Too Much, Too Fast: Intervention Turned Rapid-Growth Losses Into New-Growth Gains

How Platinum helped a manufacturer strengthen operations and recapitalize

Situation: A historically profitable $33-million manufacturer expanded too quickly in response to the demands of a large customer, resulting in a major facility expansion, large payroll increases, production inefficiencies, higher materials costs, and low-margin products. The resulting operating losses were compounded by sudden commodities increases that caused a rapid increase in a raw-material cost that could not be passed onto customers. Cash also was needed to service the debt for all of the expansion. As liquidity deteriorated, additional capital was needed. The owner contacted Platinum early enough to allow a plan to be developed and implemented to find new capital.

Challenges:

    • The management team lacked the skills needed to manage the growth.
    • High production labor turnover, a small rural labor market, and increasing competitive wages made it difficult to attract and retain workers in a time of growth.
    • The company lacked purchasing controls and effective sourcing.
    • Production issues needed to be addressed to restore profitability, paving the way for financing options.
  • The CEO had to fix internal problems, which limited his availability for customer contact and business development.

Response: Platinum assisted the CEO in evaluating and restructuring the management team, including a new plant manager who was selected to provide the needed skills, a new HR manager who improved recruiting and retention, and a purchasing manager to negotiate better pricing from suppliers. Platinum located a lender willing to provide a badly needed bridge loan to enhance the working capital required to keep product flowing.

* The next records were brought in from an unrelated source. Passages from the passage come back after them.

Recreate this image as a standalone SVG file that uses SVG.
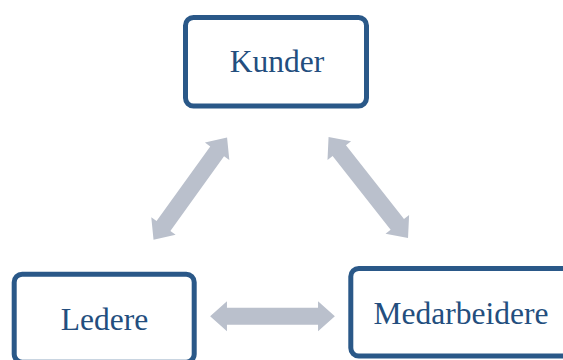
<svg xmlns="http://www.w3.org/2000/svg" xmlns:xlink="http://www.w3.org/1999/xlink" width="563" height="360" viewBox="0 0 563 360">
<style>
.box{fill:#ffffff;stroke:#2A5888;stroke-width:5}
.lbl{font-family:"Liberation Serif","Times New Roman",serif;font-size:31.5px;fill:#234E7E;text-anchor:middle}
.arr{fill:#BAC0CC}
</style>
<defs>
<path id="dbl" d="M-63,0 L-46,-15 L-46,-8.5 L46,-8.5 L46,-15 L63,0 L46,15 L46,8.5 L-46,8.5 L-46,15 Z"/>
</defs>
<rect width="563" height="360" fill="#ffffff"/>
<g id="connectors" class="arr">
<use xlink:href="#dbl" transform="translate(190.3,188.7) rotate(-54.3)"/>
<use xlink:href="#dbl" transform="translate(368.3,187.5) rotate(51.8) scale(1.02,1)"/>
<use xlink:href="#dbl" transform="translate(272.5,316.2) scale(0.99,1)"/>
</g>
<g id="kunder">
<rect class="box" x="185.5" y="17.5" width="181" height="88.5" rx="8"/>
<text class="lbl" x="277" y="72">Kunder</text>
</g>
<g id="ledere">
<rect class="box" x="14.2" y="274.2" width="180" height="88" rx="8"/>
<text class="lbl" x="104.5" y="330">Ledere</text>
</g>
<g id="medarbeidere">
<rect class="box" x="350.8" y="268.5" width="222" height="87.5" rx="8"/>
<text class="lbl" x="461" y="324.3">Medarbeidere</text>
</g>
</svg>
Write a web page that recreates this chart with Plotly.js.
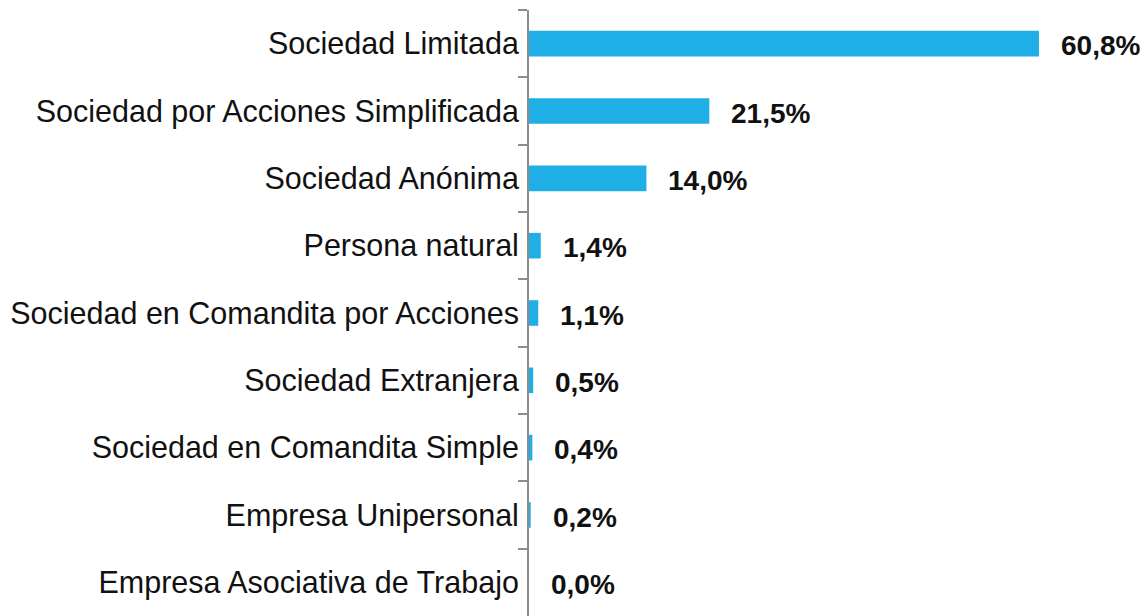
<!DOCTYPE html>
<html><head><meta charset="utf-8">
<script src="https://cdn.plot.ly/plotly-3.0.1.min.js"></script>
<style>body{margin:0;background:#fff}#c{width:1148px;height:616px}</style>
</head><body><div id="c"></div>
<script>
var categories = ["Sociedad Limitada","Sociedad por Acciones Simplificada","Sociedad Anónima","Persona natural","Sociedad en Comandita por Acciones","Sociedad Extranjera","Sociedad en Comandita Simple","Empresa Unipersonal","Empresa Asociativa de Trabajo"];
var values = [60.8,21.5,14.0,1.4,1.1,0.5,0.4,0.2,0.0];
var labels = values.map(function(v){return v.toFixed(1).replace('.',',')+'%';});

var trace = {type:'bar',orientation:'h',y:categories,x:values,marker:{color:'#1FAEE5'},hoverinfo:'none'};
var annotations = categories.map(function(c,i){
  return {x:values[i],y:c,xref:'x',yref:'y',text:'<b>'+labels[i]+'</b>',showarrow:false,xanchor:'left',xshift:20,yshift:-2,
    font:{family:'Liberation Sans, Arial, sans-serif',size:28,color:'#111'}};
});
var layout = {
  width:1148,height:616,margin:{l:529,r:0,t:10,b:0},
  paper_bgcolor:'#fff',plot_bgcolor:'#fff',showlegend:false,bargap:0.62,
  xaxis:{range:[0,73.8],visible:false,fixedrange:true},
  yaxis:{autorange:'reversed',showline:true,linecolor:'#8c8c8c',linewidth:2,ticks:'outside',tickson:'boundaries',ticklen:9,tickcolor:'#8c8c8c',tickwidth:2,
    tickfont:{family:'Liberation Sans, Arial, sans-serif',size:30.5,color:'#111'},showgrid:false,zeroline:false,ticklabelstandoff:2},
  annotations:annotations
};
Plotly.newPlot('c',[trace],layout,{staticPlot:true});
</script></body></html>
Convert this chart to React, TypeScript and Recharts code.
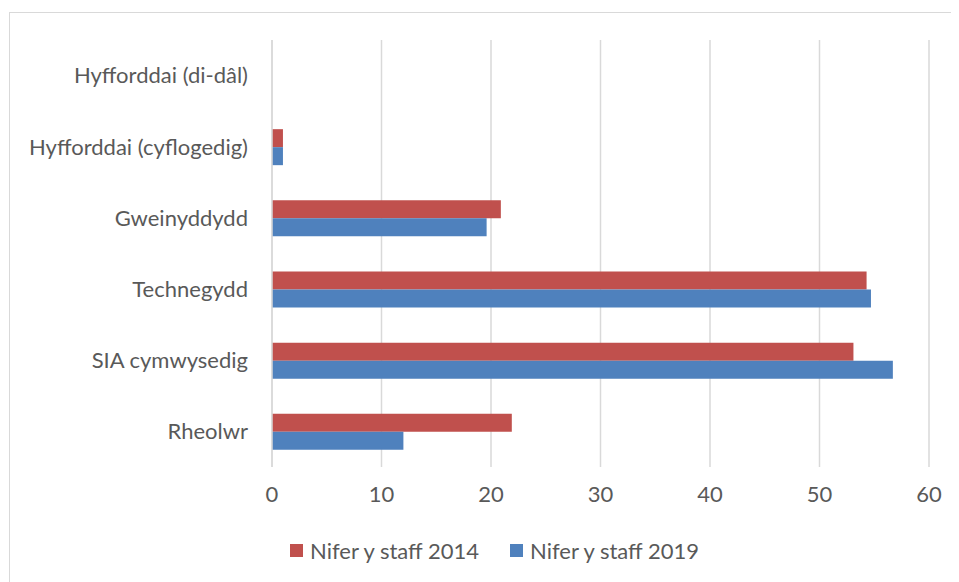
import React from "react";
import { BarChart, Bar, XAxis, YAxis, CartesianGrid, Legend } from "recharts";

const categories = [
  "Hyfforddai (di-dâl)",
  "Hyfforddai (cyflogedig)",
  "Gweinyddydd",
  "Technegydd",
  "SIA cymwysedig",
  "Rheolwr",
];
const staff2014 = [0, 1, 20.9, 54.3, 53.1, 21.9];
const staff2019 = [0, 1, 19.6, 54.7, 56.7, 12];
const xTicks = [0, 10, 20, 30, 40, 50, 60];

const seriesNames = ["Nifer y staff 2014", "Nifer y staff 2019"];
const seriesColors = ["#C0504D", "#4F81BD"];

const data = categories.map((name, i) => ({
  name,
  s2014: staff2014[i],
  s2019: staff2019[i],
}));

const FONT = "Lato, 'Noto Sans', sans-serif";
const TEXT = "#595959";

function LegendBox() {
  return (
    <div style={{ display: "flex", alignItems: "center", fontFamily: FONT, fontSize: 22, color: TEXT }}>
      {seriesNames.map((n, i) => (
        <div key={n} style={{ display: "flex", alignItems: "center", width: 220 }}>
          <span style={{ display: "inline-block", width: 13, height: 13, background: seriesColors[i], marginRight: 7 }} />
          <span>{n}</span>
        </div>
      ))}
    </div>
  );
}

export default function App() {
  return (
    <div style={{ position: "relative", width: 951, height: 574, overflow: "hidden", background: "#fff" }}>
      <div
        style={{
          position: "absolute",
          left: 1,
          top: 4,
          right: -10,
          bottom: -10,
          borderLeft: "1.5px solid #d9d9d9",
          borderTop: "1.5px solid #d9d9d9",
        }}
      />
      <BarChart
        width={951}
        height={574}
        data={data}
        layout="vertical"
        margin={{ top: 32, right: 30, left: 0, bottom: 65 }}
        barGap={0}
        barSize={18}
        style={{ position: "absolute", left: 0, top: 0 }}
      >
        <CartesianGrid horizontal={false} stroke="#d9d9d9" strokeWidth={1.5} />
        <XAxis
          type="number"
          domain={[0, 60]}
          ticks={xTicks}
          axisLine={false}
          tickLine={false}
          tickSize={0}
          tickMargin={19}
          height={50}
          tick={{ fill: TEXT, fontSize: 22, fontFamily: FONT }}
        />
        <YAxis
          type="category"
          dataKey="name"
          width={264}
          axisLine={{ stroke: "#d9d9d9", strokeWidth: 1.5 }}
          tickLine={false}
          tickSize={0}
          tickMargin={24}
          interval={0}
          tick={{ fill: TEXT, fontSize: 22, fontFamily: FONT }}
        />
        <Legend
          layout="horizontal"
          verticalAlign="middle"
          align="center"
          wrapperStyle={{ top: 529, left: 282, width: 460, height: 26 }}
          content={() => <LegendBox />}
        />
        <Bar dataKey="s2014" name={seriesNames[0]} fill={seriesColors[0]} isAnimationActive={false} />
        <Bar dataKey="s2019" name={seriesNames[1]} fill={seriesColors[1]} isAnimationActive={false} />
      </BarChart>
    </div>
  );
}
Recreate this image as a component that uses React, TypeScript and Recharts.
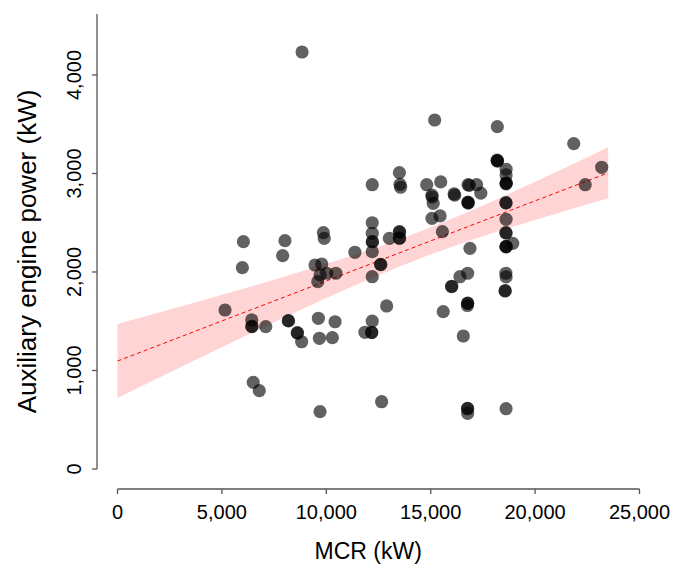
import React from 'react';
import { ComposedChart, Scatter, Line, Area, XAxis, YAxis, ReferenceLine } from 'recharts';

// Scatter points: MCR (kW) and auxiliary engine power (kW)
const mcr = [
  8840, 15190, 18190, 21850, 23190, 22400, 13500, 12200, 13530, 13560,
  14810, 15480, 15060, 15070, 15120, 16120, 16150, 16790, 16850, 17200,
  17400, 16790, 16800, 16780, 15060, 15450, 12200, 18190, 18200, 18180,
  18610, 18610, 18610, 18620, 18610, 18600, 18610, 18610, 18600, 18930,
  18610, 18600, 18620, 18610, 18600, 18610, 18560, 18570, 18610, 16880,
  16770, 16400, 16000, 16010, 16770, 16760, 16770, 15600, 16560, 16770,
  16760, 16770, 12650, 9700, 8020, 7910, 9860, 9900, 12200, 12200,
  12210, 12200, 11370, 13020, 13500, 13510, 13500, 13510, 15560, 9460,
  9780, 9700, 10020, 10460, 9590, 12600, 12610, 12200, 12890, 8180,
  8190, 8610, 8620, 8820, 9620, 10420, 9670, 10290, 12200, 11850,
  12170, 12180, 6030, 5980, 5150, 6430, 6430, 6440, 7100, 6500, 6790,
];
const auxPower = [
  4233, 3543, 3475, 3303, 3063, 2886, 3008, 2886, 2890, 2860,
  2886, 2914, 2780, 2760, 2697, 2792, 2780, 2886, 2880, 2886,
  2800, 2704, 2700, 2710, 2545, 2569, 2500, 3130, 3125, 3135,
  3043, 2985, 2900, 2905, 2895, 2704, 2700, 2535, 2399, 2291,
  2395, 2257, 2260, 2255, 1987, 1950, 1807, 1810, 612, 2240,
  1987, 1952, 1851, 1855, 1682, 1660, 1685, 1597, 1350, 616,
  612, 565, 683, 582, 2318, 2166, 2399, 2342, 2393, 2308,
  2305, 2206, 2200, 2342, 2409, 2405, 2342, 2345, 2409, 2071,
  2081, 1970, 1987, 1987, 1902, 2078, 2075, 1952, 1655, 1506,
  1503, 1384, 1380, 1292, 1530, 1495, 1327, 1333, 1502, 1388,
  1388, 1385, 2308, 2044, 1614, 1513, 1445, 1448, 1445, 880, 795,
];

// Fitted regression line and confidence band
const fitX = [0, 2500, 5000, 7500, 10000, 12500, 14400, 17500, 20000, 23500];
const fitY = [1096, 1299, 1503, 1706, 1909, 2112, 2267, 2519, 2722, 3007];
const ciLow = [721, 980, 1237, 1490, 1735, 1967, 2130, 2363, 2529, 2748];
const ciHigh = [1471, 1618, 1769, 1922, 2083, 2257, 2404, 2675, 2915, 3266];

const xTicks = [0, 5000, 10000, 15000, 20000, 25000];
const yTicks = [0, 1000, 2000, 3000, 4000];

const points = mcr.map((x, i) => ({ x, y: auxPower[i] }));
const fitData = fitX.map((x, i) => ({ x, fit: fitY[i], band: [ciLow[i], ciHigh[i]] }));

const FONT = 'Liberation Sans, Arial, sans-serif';
const AXIS = '#555555';
const X_MIN = -982;
const Y_MIN = -203;
const Y_MAX = 4619;

const fmt = (v: number) => v.toLocaleString('en-US');

const YTick = (p: any) => {
  const x = p.x - 16;
  const y = p.y;
  return (
    <text
      x={x}
      y={y}
      transform={`rotate(-90 ${x} ${y})`}
      textAnchor="middle"
      dominantBaseline="central"
      fontSize={20}
      fontFamily={FONT}
      fill="#000"
    >
      {fmt(p.payload.value)}
    </text>
  );
};

const Dot = (p: any) => (
  <circle cx={p.cx} cy={p.cy} r={6.6} fill="#000" fillOpacity={0.62} />
);

export default function App() {
  return (
    <div style={{ position: 'absolute', left: 0, top: 0, background: '#fff' }}>
      <ComposedChart
        width={673}
        height={568}
        margin={{ top: 14, right: 33.5, left: 0, bottom: 0 }}
      >
        <XAxis
          dataKey="x"
          type="number"
          domain={[X_MIN, 25000]}
          ticks={xTicks}
          tickFormatter={fmt}
          allowDataOverflow
          axisLine={false}
          tickLine={{ stroke: AXIS, strokeWidth: 1.3 }}
          tickSize={5}
          tickMargin={11}
          height={79}
          tick={{ fontSize: 20, fill: '#000', fontFamily: FONT }}
          label={{ value: 'MCR (kW)', position: 'insideBottom', offset: 9, fontSize: 23, fill: '#000', fontFamily: FONT }}
        />
        <YAxis
          type="number"
          domain={[Y_MIN, Y_MAX]}
          ticks={yTicks}
          allowDataOverflow
          axisLine={false}
          tickLine={{ stroke: AXIS, strokeWidth: 1.3 }}
          tickSize={5}
          width={97}
          tick={<YTick />}
          label={{
            value: 'Auxiliary engine power (kW)',
            angle: -90,
            position: 'insideLeft',
            offset: 27,
            fontSize: 26,
            fill: '#000',
            fontFamily: FONT,
            style: { textAnchor: 'middle' },
          }}
        />
        <ReferenceLine
          segment={[{ x: 0, y: Y_MIN }, { x: 25000, y: Y_MIN }]}
          stroke={AXIS}
          strokeWidth={1.3}
          ifOverflow="visible"
        />
        <ReferenceLine
          segment={[{ x: X_MIN, y: 0 }, { x: X_MIN, y: Y_MAX }]}
          stroke={AXIS}
          strokeWidth={1.3}
          ifOverflow="visible"
        />
        <Area
          data={fitData}
          dataKey="band"
          type="monotone"
          stroke="none"
          fill="#ff0000"
          fillOpacity={0.17}
          isAnimationActive={false}
          activeDot={false}
          dot={false}
        />
        <Scatter data={points} dataKey="y" shape={<Dot />} isAnimationActive={false} />
        <Line
          data={fitData}
          dataKey="fit"
          type="linear"
          stroke="#ff0000"
          strokeWidth={1}
          strokeDasharray="4 3"
          dot={false}
          activeDot={false}
          isAnimationActive={false}
        />
      </ComposedChart>
    </div>
  );
}
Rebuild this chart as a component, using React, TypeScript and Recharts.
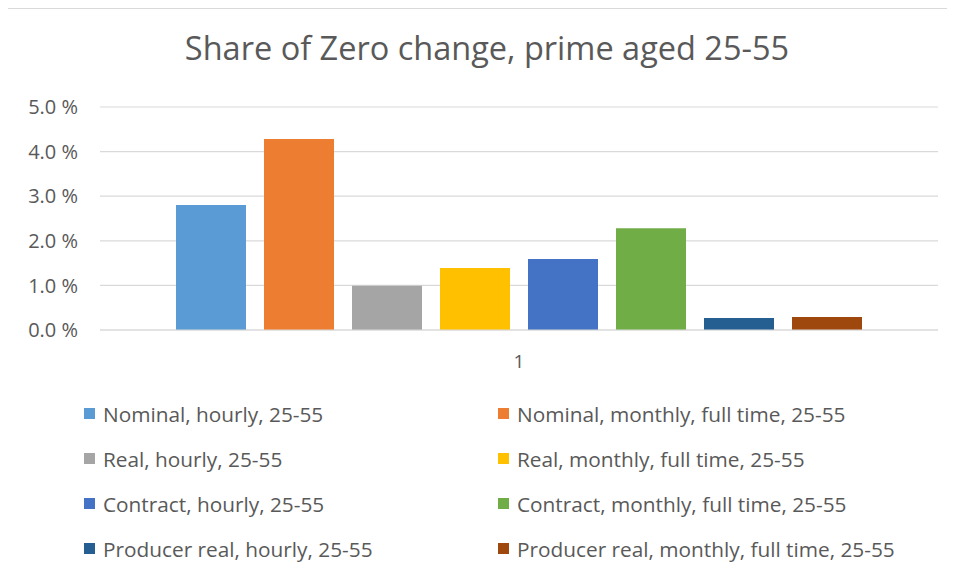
import React from 'react';
import { BarChart, Bar, XAxis, YAxis, CartesianGrid } from 'recharts';

const categories = ['1'];

const seriesNames = [
  'Nominal, hourly, 25-55',
  'Nominal, monthly, full time, 25-55',
  'Real, hourly, 25-55',
  'Real, monthly, full time, 25-55',
  'Contract, hourly, 25-55',
  'Contract, monthly, full time, 25-55',
  'Producer real, hourly, 25-55',
  'Producer real, monthly, full time, 25-55',
];

// share of zero change, percent
const seriesValues = [2.8, 4.28, 0.99, 1.39, 1.59, 2.28, 0.27, 0.29];

const seriesColors = [
  '#5B9BD5',
  '#ED7D31',
  '#A5A5A5',
  '#FFC000',
  '#4472C4',
  '#70AD47',
  '#255E91',
  '#9E480E',
];

const yTicks = [0, 1, 2, 3, 4, 5];

const FONT = "'Open Sans', sans-serif";
const TEXT = '#595959';

// one row per category, one key per series
const chartData = categories.map((name) => {
  const row: Record<string, string | number> = { name };
  seriesNames.forEach((s, i) => {
    row['s' + i] = seriesValues[i];
  });
  return row;
});

function LegendGrid() {
  return (
    <div
      style={{
        position: 'absolute',
        left: 76,
        top: 393,
        display: 'grid',
        gridTemplateColumns: '414px 440px',
        rowGap: 20,
        fontFamily: FONT,
        fontSize: 20.8,
        color: TEXT,
      }}
    >
      {seriesNames.map((s, i) => (
        <div key={s} style={{ display: 'flex', alignItems: 'center', height: 25, whiteSpace: 'nowrap' }}>
          <span
            style={{
              display: 'inline-block',
              width: 11,
              height: 11,
              background: seriesColors[i],
              marginRight: 8,
            }}
          />
          {s}
        </div>
      ))}
    </div>
  );
}

export default function App() {
  return (
    <div
      style={{
        position: 'relative',
        width: 947,
        height: 573,
        background: '#fff',
      }}
    >
      <div
        style={{
          position: 'absolute',
          left: -2,
          top: 0,
          width: 2,
          height: 573,
          background: '#d9d9d9',
        }}
      />
      <div
        style={{
          position: 'absolute',
          left: 0,
          top: 0,
          width: 947,
          height: 1,
          background: '#d9d9d9',
        }}
      />
      <div
        style={{
          position: 'absolute',
          left: 0,
          width: 958,
          top: 17,
          textAlign: 'center',
          fontFamily: FONT,
          fontSize: 32.5,
          color: TEXT,
        }}
      >
        Share of Zero change, prime aged 25-55
      </div>
      <BarChart
        width={947}
        height={573}
        data={chartData}
        margin={{ top: 99, right: 17, bottom: 221, left: 0 }}
        barSize={70}
        barGap={18}
        style={{ position: 'absolute', left: 0, top: 0 }}
      >
        <CartesianGrid vertical={false} stroke="#d9d9d9" strokeWidth={1.2} />
        <XAxis
          dataKey="name"
          axisLine={{ stroke: '#d9d9d9' }}
          tickLine={false}
          height={30}
          tickMargin={19}
          tick={{ fill: TEXT, fontSize: 19, fontFamily: FONT }}
        />
        <YAxis
          width={92}
          domain={[0, 5]}
          ticks={yTicks}
          axisLine={false}
          tickLine={false}
          tickMargin={16}
          tickFormatter={(v: number) => v.toFixed(1) + '\u00a0%'}
          tick={{ fill: TEXT, fontSize: 20, fontFamily: FONT }}
        />
        {seriesNames.map((s, i) => (
          <Bar
            key={s}
            dataKey={'s' + i}
            name={s}
            fill={seriesColors[i]}
            isAnimationActive={false}
          />
        ))}
      </BarChart>
      <LegendGrid />
    </div>
  );
}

Results: Within six months, the gross margin improved significantly and the breakeven point was reduced. Production labor turnover decreased, and productivity improved. The company chose to stop producing the highvolume, low-margin products. With operations stabilized, the CEO was able to resume a business development role. The sales pipeline improved dramatically. Platinum arranged a recapitalization, including senior, subordinated and new equity capital to provide liquidity, a merger that provided new product development and a plan to grow the company on a steady path.